NEW YORK – The American Association for Clinical Chemistry has issued a guidance instructing clinicians, lab professionals, and patients how to prevent biotin from interfering with test results.
The guidance highlights the need for good communication between clinicians and labs to ensure doctors and patients understand what tests might be affected by patient biotin use and to keep labs informed about patients' biotin intake. It follows recommendations issued by the US Food and Drug Administration in November 2019.
Biotin is a key component of many immunoassays, but it has also become commonly used in products like beauty supplements and multivitamins as well as in certain drugs. According to the AACC, at least 20 percent of Americans take biotin in some form, and this intake can interfere with the results of certain clinical tests.

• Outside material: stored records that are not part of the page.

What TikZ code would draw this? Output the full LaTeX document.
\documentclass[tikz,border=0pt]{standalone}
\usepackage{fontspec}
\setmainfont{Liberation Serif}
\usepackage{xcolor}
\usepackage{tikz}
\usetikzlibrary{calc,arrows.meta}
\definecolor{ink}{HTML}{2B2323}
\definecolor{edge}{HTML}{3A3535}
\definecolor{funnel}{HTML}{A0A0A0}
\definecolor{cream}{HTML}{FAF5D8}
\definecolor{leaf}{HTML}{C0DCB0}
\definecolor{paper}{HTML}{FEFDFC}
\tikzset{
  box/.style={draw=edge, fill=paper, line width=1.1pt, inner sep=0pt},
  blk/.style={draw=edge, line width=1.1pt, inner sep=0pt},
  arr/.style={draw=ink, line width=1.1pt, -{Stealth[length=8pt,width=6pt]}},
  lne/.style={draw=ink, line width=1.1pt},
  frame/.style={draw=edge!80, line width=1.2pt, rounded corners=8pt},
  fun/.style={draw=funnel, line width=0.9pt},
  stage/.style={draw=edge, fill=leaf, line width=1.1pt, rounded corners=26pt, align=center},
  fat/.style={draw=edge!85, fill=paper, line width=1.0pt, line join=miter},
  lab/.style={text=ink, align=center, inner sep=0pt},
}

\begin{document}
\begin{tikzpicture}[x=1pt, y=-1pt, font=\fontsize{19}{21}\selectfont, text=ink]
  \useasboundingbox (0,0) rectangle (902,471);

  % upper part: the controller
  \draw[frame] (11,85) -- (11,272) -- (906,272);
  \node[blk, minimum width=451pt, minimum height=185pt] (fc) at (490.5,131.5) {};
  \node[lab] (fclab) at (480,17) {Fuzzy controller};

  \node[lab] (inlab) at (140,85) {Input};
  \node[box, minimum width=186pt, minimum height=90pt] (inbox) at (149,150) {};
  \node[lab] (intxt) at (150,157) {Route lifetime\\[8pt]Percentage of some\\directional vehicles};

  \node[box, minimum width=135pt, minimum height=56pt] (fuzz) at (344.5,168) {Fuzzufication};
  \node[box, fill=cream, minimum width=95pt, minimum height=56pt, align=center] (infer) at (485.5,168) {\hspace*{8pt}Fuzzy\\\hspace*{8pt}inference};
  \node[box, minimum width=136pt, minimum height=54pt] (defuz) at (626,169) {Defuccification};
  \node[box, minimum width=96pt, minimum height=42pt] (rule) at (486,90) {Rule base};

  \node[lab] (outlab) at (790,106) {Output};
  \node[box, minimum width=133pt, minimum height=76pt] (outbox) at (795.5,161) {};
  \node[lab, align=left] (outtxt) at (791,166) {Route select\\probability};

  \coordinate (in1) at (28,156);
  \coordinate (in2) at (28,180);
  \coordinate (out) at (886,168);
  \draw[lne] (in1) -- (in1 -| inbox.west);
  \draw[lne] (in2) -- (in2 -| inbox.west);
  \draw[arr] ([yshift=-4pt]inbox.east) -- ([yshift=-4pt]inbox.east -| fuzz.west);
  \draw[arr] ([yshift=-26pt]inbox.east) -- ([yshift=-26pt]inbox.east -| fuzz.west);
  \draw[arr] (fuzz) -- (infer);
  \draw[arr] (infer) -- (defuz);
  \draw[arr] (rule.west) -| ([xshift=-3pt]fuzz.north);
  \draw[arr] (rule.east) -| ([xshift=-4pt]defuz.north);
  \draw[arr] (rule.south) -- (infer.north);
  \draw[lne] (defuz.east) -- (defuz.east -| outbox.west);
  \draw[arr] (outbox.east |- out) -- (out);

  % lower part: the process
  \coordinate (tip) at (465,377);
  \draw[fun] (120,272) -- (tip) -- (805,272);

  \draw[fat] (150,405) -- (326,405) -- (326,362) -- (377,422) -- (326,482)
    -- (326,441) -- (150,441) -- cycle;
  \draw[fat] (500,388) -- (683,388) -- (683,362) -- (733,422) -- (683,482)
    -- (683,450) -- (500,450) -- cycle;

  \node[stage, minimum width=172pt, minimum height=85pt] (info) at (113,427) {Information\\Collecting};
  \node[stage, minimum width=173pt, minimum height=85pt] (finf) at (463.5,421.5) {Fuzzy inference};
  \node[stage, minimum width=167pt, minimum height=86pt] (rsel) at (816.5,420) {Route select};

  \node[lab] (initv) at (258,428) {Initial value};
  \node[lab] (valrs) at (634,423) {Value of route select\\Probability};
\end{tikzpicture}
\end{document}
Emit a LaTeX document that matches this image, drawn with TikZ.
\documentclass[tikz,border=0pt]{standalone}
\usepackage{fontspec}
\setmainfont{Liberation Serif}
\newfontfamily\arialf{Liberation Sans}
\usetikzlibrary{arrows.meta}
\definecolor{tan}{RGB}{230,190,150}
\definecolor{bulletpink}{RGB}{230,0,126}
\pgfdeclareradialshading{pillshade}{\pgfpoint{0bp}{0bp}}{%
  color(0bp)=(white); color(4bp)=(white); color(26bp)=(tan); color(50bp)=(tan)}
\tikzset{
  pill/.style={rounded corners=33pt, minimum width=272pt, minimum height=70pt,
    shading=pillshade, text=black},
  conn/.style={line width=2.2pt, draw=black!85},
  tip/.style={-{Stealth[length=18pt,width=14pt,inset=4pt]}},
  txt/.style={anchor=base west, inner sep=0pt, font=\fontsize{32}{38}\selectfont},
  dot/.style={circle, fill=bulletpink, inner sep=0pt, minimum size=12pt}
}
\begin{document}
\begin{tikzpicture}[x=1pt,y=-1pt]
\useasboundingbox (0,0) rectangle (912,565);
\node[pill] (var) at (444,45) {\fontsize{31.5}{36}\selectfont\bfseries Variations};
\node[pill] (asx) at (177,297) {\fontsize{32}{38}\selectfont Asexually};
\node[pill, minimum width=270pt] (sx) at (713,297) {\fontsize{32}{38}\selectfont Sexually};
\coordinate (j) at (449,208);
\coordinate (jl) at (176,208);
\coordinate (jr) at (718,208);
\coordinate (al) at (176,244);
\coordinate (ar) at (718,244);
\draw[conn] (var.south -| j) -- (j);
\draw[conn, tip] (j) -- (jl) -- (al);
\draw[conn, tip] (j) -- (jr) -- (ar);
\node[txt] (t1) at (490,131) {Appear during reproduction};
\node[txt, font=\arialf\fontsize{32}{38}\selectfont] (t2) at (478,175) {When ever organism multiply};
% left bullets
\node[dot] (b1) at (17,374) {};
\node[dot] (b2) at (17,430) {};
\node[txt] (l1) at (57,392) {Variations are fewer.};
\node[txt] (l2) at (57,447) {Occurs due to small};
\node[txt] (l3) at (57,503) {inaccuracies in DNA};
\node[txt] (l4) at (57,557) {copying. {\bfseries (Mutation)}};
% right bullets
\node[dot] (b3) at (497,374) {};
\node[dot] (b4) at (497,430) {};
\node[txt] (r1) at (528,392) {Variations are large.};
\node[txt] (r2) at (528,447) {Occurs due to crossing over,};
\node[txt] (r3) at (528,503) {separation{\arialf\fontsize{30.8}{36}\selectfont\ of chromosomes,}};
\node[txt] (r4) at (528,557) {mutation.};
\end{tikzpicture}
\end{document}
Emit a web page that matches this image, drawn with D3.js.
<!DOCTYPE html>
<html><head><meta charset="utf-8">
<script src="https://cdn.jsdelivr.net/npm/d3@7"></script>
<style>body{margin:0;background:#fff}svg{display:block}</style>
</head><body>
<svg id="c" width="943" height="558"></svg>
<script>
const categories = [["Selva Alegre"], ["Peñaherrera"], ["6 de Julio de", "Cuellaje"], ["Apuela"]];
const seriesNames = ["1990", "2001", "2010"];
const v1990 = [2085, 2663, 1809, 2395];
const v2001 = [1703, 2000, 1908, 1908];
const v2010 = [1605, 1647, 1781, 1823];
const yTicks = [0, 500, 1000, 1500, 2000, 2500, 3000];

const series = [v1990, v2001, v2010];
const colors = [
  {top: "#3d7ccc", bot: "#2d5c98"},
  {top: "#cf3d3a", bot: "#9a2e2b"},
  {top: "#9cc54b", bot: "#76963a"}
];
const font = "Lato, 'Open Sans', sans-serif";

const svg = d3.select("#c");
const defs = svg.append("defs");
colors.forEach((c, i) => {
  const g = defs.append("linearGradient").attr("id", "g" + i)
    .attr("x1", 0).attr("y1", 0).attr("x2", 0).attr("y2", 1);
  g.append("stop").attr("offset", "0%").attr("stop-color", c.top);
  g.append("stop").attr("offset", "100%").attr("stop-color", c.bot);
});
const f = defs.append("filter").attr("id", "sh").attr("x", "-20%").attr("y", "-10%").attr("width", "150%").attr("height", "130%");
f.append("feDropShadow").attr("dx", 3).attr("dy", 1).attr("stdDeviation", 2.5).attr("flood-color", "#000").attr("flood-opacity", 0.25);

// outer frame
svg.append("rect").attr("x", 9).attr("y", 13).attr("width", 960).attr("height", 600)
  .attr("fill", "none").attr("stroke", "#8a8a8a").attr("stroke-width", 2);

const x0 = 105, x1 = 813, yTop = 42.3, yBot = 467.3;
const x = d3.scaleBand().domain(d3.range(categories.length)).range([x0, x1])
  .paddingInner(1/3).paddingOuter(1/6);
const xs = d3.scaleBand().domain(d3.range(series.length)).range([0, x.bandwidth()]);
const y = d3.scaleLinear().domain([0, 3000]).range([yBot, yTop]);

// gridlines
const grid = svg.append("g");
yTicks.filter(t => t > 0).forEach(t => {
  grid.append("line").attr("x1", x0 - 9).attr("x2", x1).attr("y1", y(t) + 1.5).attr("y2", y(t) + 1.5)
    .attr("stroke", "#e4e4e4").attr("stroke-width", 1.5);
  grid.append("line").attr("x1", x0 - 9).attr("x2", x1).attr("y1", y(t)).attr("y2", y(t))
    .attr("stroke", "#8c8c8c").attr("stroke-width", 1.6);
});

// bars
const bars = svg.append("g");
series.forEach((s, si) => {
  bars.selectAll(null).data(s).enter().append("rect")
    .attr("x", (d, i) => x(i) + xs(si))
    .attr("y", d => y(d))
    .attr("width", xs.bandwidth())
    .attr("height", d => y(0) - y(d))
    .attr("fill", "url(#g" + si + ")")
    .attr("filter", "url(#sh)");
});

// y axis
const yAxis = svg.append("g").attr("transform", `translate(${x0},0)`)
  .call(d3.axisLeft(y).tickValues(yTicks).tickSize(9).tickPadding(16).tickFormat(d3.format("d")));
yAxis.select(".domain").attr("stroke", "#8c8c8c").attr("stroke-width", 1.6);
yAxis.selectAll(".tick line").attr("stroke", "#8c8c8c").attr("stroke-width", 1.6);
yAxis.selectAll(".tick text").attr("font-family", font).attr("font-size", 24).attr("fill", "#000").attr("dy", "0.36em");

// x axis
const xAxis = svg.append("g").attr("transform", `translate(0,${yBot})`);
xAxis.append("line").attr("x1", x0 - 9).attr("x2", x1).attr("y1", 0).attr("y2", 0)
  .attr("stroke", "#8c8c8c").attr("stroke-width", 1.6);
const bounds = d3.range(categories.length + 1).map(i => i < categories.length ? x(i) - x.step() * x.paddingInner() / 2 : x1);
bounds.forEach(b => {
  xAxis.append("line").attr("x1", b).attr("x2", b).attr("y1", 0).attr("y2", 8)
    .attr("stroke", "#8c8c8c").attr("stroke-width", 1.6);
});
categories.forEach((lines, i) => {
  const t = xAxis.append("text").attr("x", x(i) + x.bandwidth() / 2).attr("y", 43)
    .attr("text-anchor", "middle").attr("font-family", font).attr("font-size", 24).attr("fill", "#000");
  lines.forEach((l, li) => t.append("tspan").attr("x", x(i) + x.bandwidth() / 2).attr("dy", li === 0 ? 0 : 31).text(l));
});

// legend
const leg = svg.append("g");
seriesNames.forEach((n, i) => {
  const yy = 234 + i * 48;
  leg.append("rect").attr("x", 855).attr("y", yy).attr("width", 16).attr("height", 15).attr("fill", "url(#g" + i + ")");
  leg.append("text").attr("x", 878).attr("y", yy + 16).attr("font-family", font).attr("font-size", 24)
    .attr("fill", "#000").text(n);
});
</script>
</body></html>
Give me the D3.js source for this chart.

The AACC guidance instructs clinicians to inform labs if a patient has taken a dose of biotin larger than 5 mg and to consider biotin interference when test results don't match patient symptoms. Additionally, it calls for labs to use tests without biotin for samples suspected of containing biotin. In cases when this is not possible, patients should abstain from biotin for eight to 72 hours before giving blood for testing.
"The recent increase in the use of high-dose biotin supplements requires that laboratorians and clinicians be mindful of the potential for biotin interference in biotinylated immunoassay-based laboratory tests," said the guidance document authors Danni Li, Angela Ferguson, Mark Cervinski, Kara Lynch, and Patrick Kyle in a statement. "Ideally, manufacturers will reformulate assays that are sensitive to biotin. Given that the timeline from initial assay design to reformulation and governmental approval requires months to years, laboratorians and clinicians will have to remain mindful of this issue for some time to come … [and] should work together to ensure accurate laboratory results."